How is a ULIP better than other investment options in terms of fund growth? 

A ULIP is a life insurance product that offers the policyholder a chance to invest in financial instruments as well. So, aside from getting returns on your investment, you also get the benefit of life insurance. This dual offering is one of the best ULIP benefits. The premium for your ULIP policy is used to build the life insurance corpus as well as to invest in the market. 

What makes ULIPs a really interesting option is that you can invest in equity funds or debt funds depending on your risk preferences. Not only that, but you also get to switch funds from one kind of asset class to another. While these benefits are profitable, there are some tips you should keep in mind to stabilise your money in terms of risks and growth. 

Tips to grow your fund while avoiding market risks 

Invest as early as possible 

This is especially applicable if you are investing in the market via ULIPs. When you invest early, you have a longer time frame to accumulate savings and invest correctly. This ensures that your funds benefit from compounding for a longer period.
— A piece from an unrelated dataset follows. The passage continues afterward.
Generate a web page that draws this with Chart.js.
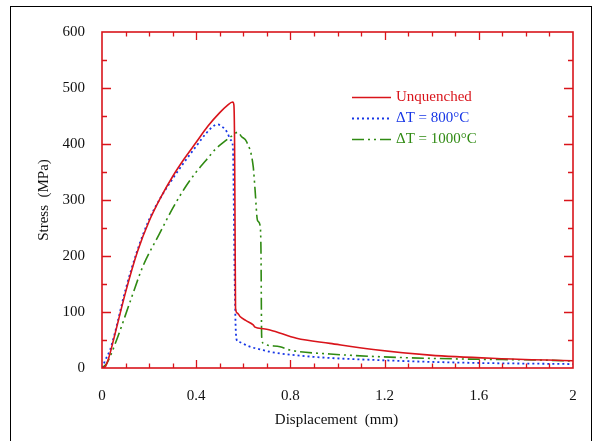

More compounding means better results, which reduces the need to take on risks on your investment. 

Additionally, you will also incur a lower premium on your ULIP plan when you buy it at a young age.

Review your risk appetite as per your life stage 

The risks that one can take with their investment differ from age to age. When you are young, you have lesser dependents. This means that generally, most people have a higher risk appetite at this stage. However, as you marry and have children, you seek more stable forms of investment because you are responsible for the well-being of several people. Thus, one should review the number of risks they can take at that point in life and direct their funds accordingly. 
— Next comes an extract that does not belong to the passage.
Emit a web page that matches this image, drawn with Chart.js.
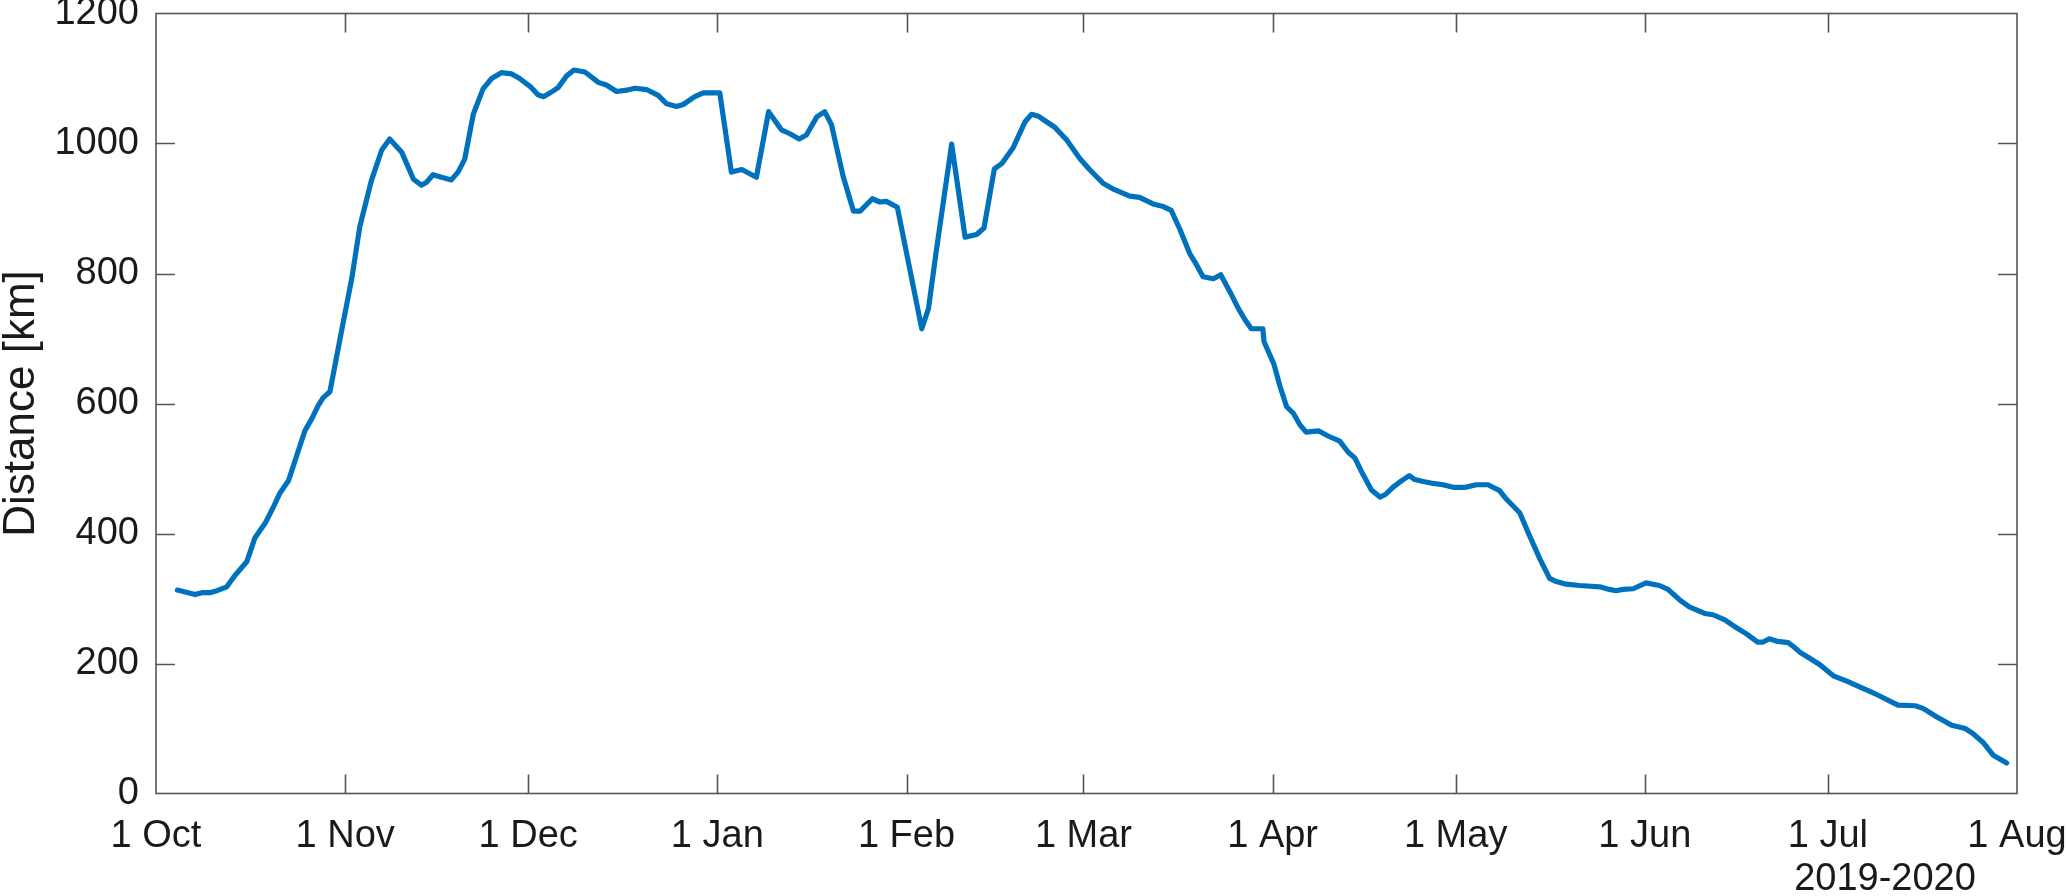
<!DOCTYPE html>
<html>
<head>
<meta charset="utf-8">
<script src="https://cdn.jsdelivr.net/npm/chart.js@4/dist/chart.umd.min.js"></script>
<style>
  html, body { margin: 0; padding: 0; background: #ffffff; }
  canvas { display: block; }
</style>
</head>
<body>
<canvas id="c" width="2067" height="896"></canvas>
<script>
// Days counted from 1 Oct 2019
const days = [
  3.5, 6.4, 7.5, 8.8, 10.0, 11.6, 12.9, 14.9, 16.2, 17.9, 19.2, 20.3, 21.7, 23.0, 24.4, 25.5, 26.6, 27.4, 28.5,
  30.4, 32.1, 33.4, 35.3, 37.0, 38.3, 40.3, 42.2, 43.5, 44.3, 45.4, 46.8, 48.4, 49.5, 50.6, 52.0, 53.6, 55.0,
  56.6, 58.3, 59.6, 61.3, 62.6, 63.5, 64.6, 65.9, 67.3, 68.5, 70.3, 72.5, 73.8, 75.5, 77.1, 78.5, 80.4, 82.3,
  83.7, 85.3, 86.4, 88.3, 89.7, 92.4, 94.3, 96.0, 98.4, 100.4, 102.5, 103.9, 105.4, 106.6, 108.3, 109.6, 110.7,
  112.6, 114.3, 115.4, 117.4, 118.6, 119.7, 121.5, 125.5, 126.6, 127.8, 130.4, 132.6, 134.5, 135.7, 137.4,
  138.6, 140.5, 142.4, 143.5, 144.6, 145.7, 147.3, 149.2, 151.4, 153.0, 155.2, 157.1, 159.6, 161.2, 163.4,
  165.1, 166.4, 167.8, 169.4, 170.5, 171.6, 173.3, 174.5, 176.0, 177.4, 178.4, 179.5, 181.4, 181.6, 183.2,
  184.2, 185.3, 186.4, 187.5, 188.5, 190.5, 192.1, 194.0, 195.4, 196.5, 197.8, 199.2, 200.6, 201.5, 202.7,
  204.1, 205.4, 206.3, 207.7, 209.3, 210.9, 212.6, 214.5, 216.4, 218.3, 220.2, 221.3, 223.5, 224.9, 226.8,
  228.4, 229.5, 231.1, 233.3, 236.6, 238.2, 239.3, 240.4, 242.1, 244.2, 246.4, 247.8, 249.7, 251.3, 253.8,
  255.2, 257.1, 258.7, 260.6, 262.5, 263.4, 264.4, 265.8, 267.5, 268.5, 269.6, 270.7, 272.7, 274.9, 277.3,
  279.2, 280.9, 282.5, 284.4, 285.5, 288.3, 289.6, 291.8, 294.3, 296.5, 297.8, 299.5, 301.1, 303.3
];
const distanceKm = [
  313, 306, 309, 309, 312, 318, 335, 357, 393, 416, 440, 462, 481, 518, 558, 576, 597, 609, 618,
  711, 793, 872, 943, 990, 1007, 986, 945, 936, 940, 952, 948, 944, 956, 976, 1045, 1084, 1100,
  1109, 1107, 1100, 1088, 1075, 1072, 1078, 1086, 1104, 1113, 1110, 1094, 1090, 1080, 1082, 1085, 1083, 1074,
  1061, 1057, 1060, 1072, 1078, 1078, 956, 960, 948, 1049, 1021, 1015, 1007, 1013, 1041, 1049, 1029,
  950, 896, 896, 915, 910, 911, 902, 715, 746, 829, 999, 856, 860, 870, 961,
  969, 994, 1033, 1045, 1042, 1035, 1025, 1006, 977, 960, 939, 929, 919, 917, 907,
  903, 897, 868, 831, 814, 795, 792, 798, 772, 746, 730, 715, 715, 695, 661,
  627, 595, 585, 567, 556, 558, 550, 542, 525, 516, 491, 467, 456, 460, 471,
  481, 489, 483, 480, 477, 475, 471, 471, 475, 475, 466, 453, 432, 401, 361,
  331, 326, 322, 320, 318, 314, 312, 314, 315, 324, 320, 314, 298, 287, 277,
  275, 267, 257, 246, 233, 233, 238, 234, 232, 225, 216, 210, 198, 181, 172,
  164, 157, 150, 141, 136, 135, 131, 118, 105, 100, 92, 78, 59, 47
];
const tickDays = [0, 31, 61, 92, 123, 152, 183, 213, 244, 274, 305];
const tickLabels = ['1 Oct', '1 Nov', '1 Dec', '1 Jan', '1 Feb', '1 Mar', '1 Apr', '1 May', '1 Jun', '1 Jul', '1 Aug'];
const yTicks = [0, 200, 400, 600, 800, 1000, 1200];
const yearLabel = '2019-2020';
const yTitle = 'Distance [km]';

const FONT = '"Liberation Sans", Arial, Helvetica, sans-serif';
const TEXT = '#1a1a1a';
const AXIS = '#555555';
const TICKLEN = 19;

const framePlugin = {
  id: 'frame',
  afterDraw(chart) {
    const { ctx, chartArea: a, scales: { x, y } } = chart;
    ctx.save();
    ctx.strokeStyle = AXIS;
    ctx.lineWidth = 1.6;
    ctx.strokeRect(a.left, a.top, a.right - a.left, a.bottom - a.top);
    ctx.beginPath();
    x.ticks.forEach(t => {
      const px = Math.round(x.getPixelForValue(t.value)) + 0.5;
      if (px <= a.left + 2 || px >= a.right - 2) return;
      ctx.moveTo(px, a.bottom); ctx.lineTo(px, a.bottom - TICKLEN);
      ctx.moveTo(px, a.top); ctx.lineTo(px, a.top + TICKLEN);
    });
    y.ticks.forEach(t => {
      const py = Math.round(y.getPixelForValue(t.value)) + 0.5;
      if (py <= a.top + 2 || py >= a.bottom - 2) return;
      ctx.moveTo(a.left, py); ctx.lineTo(a.left + TICKLEN, py);
      ctx.moveTo(a.right, py); ctx.lineTo(a.right - TICKLEN, py);
    });
    ctx.stroke();
    ctx.fillStyle = TEXT;
    ctx.font = '38px ' + FONT;
    ctx.textAlign = 'center';
    ctx.textBaseline = 'middle';
    ctx.fillText(yearLabel, a.right - 132, a.bottom + 86);
    ctx.restore();
  }
};

new Chart(document.getElementById('c'), {
  type: 'line',
  data: {
    datasets: [{
      data: days.map((d, i) => ({ x: d, y: distanceKm[i] })),
      borderColor: '#0072BD',
      borderWidth: 5.2,
      pointRadius: 0,
      tension: 0,
      borderJoinStyle: 'round',
      borderCapStyle: 'round',
      fill: false
    }]
  },
  options: {
    responsive: false,
    animation: false,
    devicePixelRatio: 1,
    layout: { padding: { left: 0, right: 50, top: 13.5, bottom: 0 } },
    plugins: { legend: { display: false }, tooltip: { enabled: false } },
    scales: {
      x: {
        type: 'linear',
        min: tickDays[0],
        max: tickDays[tickDays.length - 1],
        afterBuildTicks: s => { s.ticks = tickDays.map(v => ({ value: v })); },
        afterFit: s => { s.height = 102.5; s.paddingLeft = 0; s.paddingRight = 0; },
        grid: { display: false, drawTicks: false },
        border: { display: false },
        ticks: {
          autoSkip: false,
          maxRotation: 0,
          padding: 20,
          color: TEXT,
          font: { family: FONT, size: 38 },
          callback: (v) => { const i = tickDays.indexOf(v); return i >= 0 ? tickLabels[i] : ''; }
        }
      },
      y: {
        type: 'linear',
        min: yTicks[0],
        max: yTicks[yTicks.length - 1],
        afterBuildTicks: s => { s.ticks = yTicks.map(v => ({ value: v })); },
        afterFit: s => { s.width = 156; s.paddingTop = 0; s.paddingBottom = 0; },
        grid: { display: false, drawTicks: false },
        border: { display: false },
        title: {
          display: true,
          text: yTitle,
          color: TEXT,
          font: { family: FONT, size: 44, lineHeight: 1 },
          padding: 0
        },
        ticks: {
          padding: 17,
          color: TEXT,
          font: { family: FONT, size: 38 },
          callback: (v) => String(v)
        }
      }
    }
  },
  plugins: [framePlugin]
});
</script>
</body>
</html>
You can opt for the wheel of life portfolio strategy, where all your money is initially invested into equity funds. Then, it is transferred slowly to debt funds. By the time of maturity, your investments are 100% into debt instruments. Similar and contrasting strategies are also provided to suit your changing risk appetites.

Opt for balanced funds 

One of the most popular ULIP benefits is that you can choose a balanced fund portfolio. Within this portfolio, you get an equal combination of equity funds and debt funds. Even if the market is going through a volatile period, you can rest assured that it is balanced by the debt funds experiencing a relatively stable period. 
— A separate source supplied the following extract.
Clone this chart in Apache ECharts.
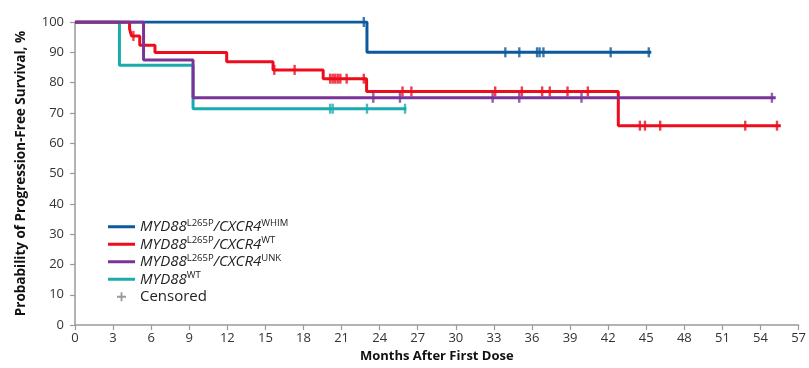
<!DOCTYPE html>
<html>
<head>
<meta charset="utf-8">
<script src="https://cdn.jsdelivr.net/npm/echarts@6/dist/echarts.min.js"></script>
<style>
  html, body { margin: 0; padding: 0; background: #fff; }
  #chart { width: 809px; height: 368px; }
</style>
</head>
<body>
<div id="chart"></div>
<script>
// Kaplan–Meier step data: event times (months) and survival (%) after each step
var whimTimes = [0, 23.0];
var whimSurv = [100, 90];
var whimEnd = 45.4;
var whimCensor = [22.75, 33.9, 35.0, 36.4, 36.6, 36.9, 42.2, 45.2];

var wtTimes = [0, 4.3, 4.45, 5.1, 6.3, 11.95, 15.6, 19.55, 22.97, 42.8];
var wtSurv = [100, 97.7, 95.4, 92.3, 89.9, 86.9, 84.2, 81.3, 77.1, 65.8];
var wtEnd = 55.6;
var wtCensor = [4.6, 15.7, 17.3, 20.1, 20.3, 20.5, 20.7, 20.9, 21.4, 22.75,
                25.8, 26.5, 33.1, 35.2, 36.8, 37.4, 38.8, 40.4,
                44.5, 44.9, 46.1, 52.8, 55.3];

var unkTimes = [0, 5.4, 9.3];
var unkSurv = [100, 87.5, 75];
var unkEnd = 55.2;
var unkCensor = [23.5, 25.6, 32.9, 35.0, 39.9, 54.9];

var myd88wtTimes = [0, 3.5, 9.3];
var myd88wtSurv = [100, 85.7, 71.4];
var myd88wtEnd = 26.1;
var myd88wtCensor = [20.1, 20.3, 23.0, 26.0];

var xTicks = [0, 3, 6, 9, 12, 15, 18, 21, 24, 27, 30, 33, 36, 39, 42, 45, 48, 51, 54, 57];

var COLORS = {
  whim: '#0c5a9b',
  wt: '#ec0c1c',
  unk: '#7a3497',
  myd: '#1aabb0',
  cens: '#808080'
};

function stepPoints(times, surv, end) {
  var pts = times.map(function (t, i) { return [t, surv[i]]; });
  pts.push([end, surv[surv.length - 1]]);
  return pts;
}
function survAt(times, surv, t) {
  var v = surv[0];
  for (var i = 0; i < times.length; i++) { if (times[i] <= t) v = surv[i]; }
  return v;
}
function censorPoints(times, surv, cens) {
  return cens.map(function (t) { return [t, survAt(times, surv, t)]; });
}

var groups = [
  { name: 'MYD88 WT', color: COLORS.myd, t: myd88wtTimes, s: myd88wtSurv, e: myd88wtEnd, c: myd88wtCensor },
  { name: 'MYD88 L265P/CXCR4 WHIM', color: COLORS.whim, t: whimTimes, s: whimSurv, e: whimEnd, c: whimCensor },
  { name: 'MYD88 L265P/CXCR4 WT', color: COLORS.wt, t: wtTimes, s: wtSurv, e: wtEnd, c: wtCensor },
  { name: 'MYD88 L265P/CXCR4 UNK', color: COLORS.unk, t: unkTimes, s: unkSurv, e: unkEnd, c: unkCensor }
];

var series = [];
groups.forEach(function (g, i) {
  series.push({
    name: g.name,
    type: 'line',
    step: 'end',
    showSymbol: false,
    symbol: 'none',
    lineStyle: { color: g.color, width: 3 },
    itemStyle: { color: g.color },
    data: stepPoints(g.t, g.s, g.e),
    z: 2 + i,
    animation: false
  });
  series.push({
    name: g.name,
    type: 'scatter',
    symbol: 'rect',
    symbolSize: [2.4, 10],
    itemStyle: { color: g.color },
    data: censorPoints(g.t, g.s, g.c),
    z: 2 + i,
    animation: false
  });
});
series.push({
  name: 'Censored',
  type: 'scatter',
  data: [],
  itemStyle: { color: COLORS.cens }
});

var linePath = 'path://M0,0h27v3h-27z';
var plusPath = 'path://M3.6,0h1.8v3.6h3.6v1.8h-3.6v3.6h-1.8v-3.6h-3.6v-1.8h3.6z';

var legendLabels = {
  'MYD88 L265P/CXCR4 WHIM': '{g|MYD88}{s|L265P}{g|/CXCR4}{s|WHIM}',
  'MYD88 L265P/CXCR4 WT': '{g|MYD88}{s|L265P}{g|/CXCR4}{s|WT}',
  'MYD88 L265P/CXCR4 UNK': '{g|MYD88}{s|L265P}{g|/CXCR4}{s|UNK}',
  'MYD88 WT': '{g|MYD88}{s|WT}',
  'Censored': '{c|Censored}'
};

var FONT = '"Open Sans", Lato, sans-serif';

var option = {
  backgroundColor: '#fff',
  animation: false,
  grid: { left: 75, right: 10, top: 22, bottom: 42, containLabel: false },
  legend: {
    orient: 'vertical',
    left: 108,
    top: 218,
    padding: 0,
    itemWidth: 27,
    itemHeight: 9,
    itemGap: 0,
    itemTextGap: 10,
    symbolKeepAspect: true,
    selectedMode: false,
    data: [
      { name: 'MYD88 L265P/CXCR4 WHIM', icon: linePath, itemStyle: { color: COLORS.whim } },
      { name: 'MYD88 L265P/CXCR4 WT', icon: linePath, itemStyle: { color: COLORS.wt } },
      { name: 'MYD88 L265P/CXCR4 UNK', icon: linePath, itemStyle: { color: COLORS.unk } },
      { name: 'MYD88 WT', icon: linePath, itemStyle: { color: COLORS.myd } },
      { name: 'Censored', icon: plusPath, itemStyle: { color: COLORS.cens } }
    ],
    formatter: function (n) { return legendLabels[n]; },
    textStyle: {
      fontFamily: FONT,
      lineHeight: 17.5,
      height: 17.5,
      rich: {
        g: { fontFamily: FONT, fontStyle: 'italic', fontSize: 15, color: '#222', lineHeight: 17.5 },
        s: { fontFamily: FONT, fontSize: 9.5, color: '#222', verticalAlign: 'top', lineHeight: 17.5, padding: [0, 0, 6, 0] },
        c: { fontFamily: FONT, fontSize: 15, color: '#222', lineHeight: 17.5 }
      }
    }
  },
  xAxis: {
    type: 'value',
    min: 0,
    max: 57,
    interval: 3,
    name: 'Months After First Dose',
    nameLocation: 'middle',
    nameGap: 21,
    nameTextStyle: { fontFamily: FONT, fontWeight: 'bold', fontSize: 13, color: '#111', verticalAlign: 'top' },
    axisLine: { lineStyle: { color: '#9a9a9a', width: 1.5 } },
    axisTick: { show: true, length: 5, lineStyle: { color: '#9a9a9a', width: 1.2 } },
    axisLabel: {
      margin: 7, fontFamily: FONT, fontSize: 13, color: '#333',
      formatter: function (v) { return xTicks.indexOf(v) >= 0 ? String(v) : ''; }
    },
    splitLine: { show: false }
  },
  yAxis: {
    type: 'value',
    min: 0,
    max: 100,
    interval: 10,
    name: 'Probability of Progression-Free Survival, %',
    nameLocation: 'middle',
    nameGap: 47,
    nameRotate: 90,
    nameTextStyle: { fontFamily: FONT, fontWeight: 'bold', fontSize: 13.5, color: '#111' },
    axisLine: { show: true, lineStyle: { color: '#9a9a9a', width: 1.5 } },
    axisTick: { show: true, length: 5, lineStyle: { color: '#9a9a9a', width: 1.2 } },
    axisLabel: { margin: 11, fontFamily: FONT, fontSize: 13, color: '#333' },
    splitLine: { show: false }
  },
  series: series
};

var chart = echarts.init(document.getElementById('chart'), null, { renderer: 'canvas' });
chart.setOption(option);
</script>
</body>
</html>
Choose an insurer that offers free switches 

Many insurers these days offer unlimited free switches in a year. This is a great feature to look for, as it ensures that you can transfer funds when you see fit without incurring any charges. Have you taken the risk of investing in equity but are not really happy with the decision as the markets are performing abysmally? With the help of a free switch, you can easily get all your equity investment transferred to debt funds. 

Try the rupee cost averaging method

In the rupee cost averaging method, the investor buys equity units such that the costs average out over a long period of time. When the market is undergoing a low, you get a higher number of units and a lower number when the market is experiencing a high. This approach reduces the volatility that one is bound to go through when investing in the market. 

You should also read the terms and conditions of the policy you are signing up for. The different types of ULIP policy documents provide a brief overview of the kind of risks you can expect. Additionally, you should also review the ULIP illustration before you go ahead.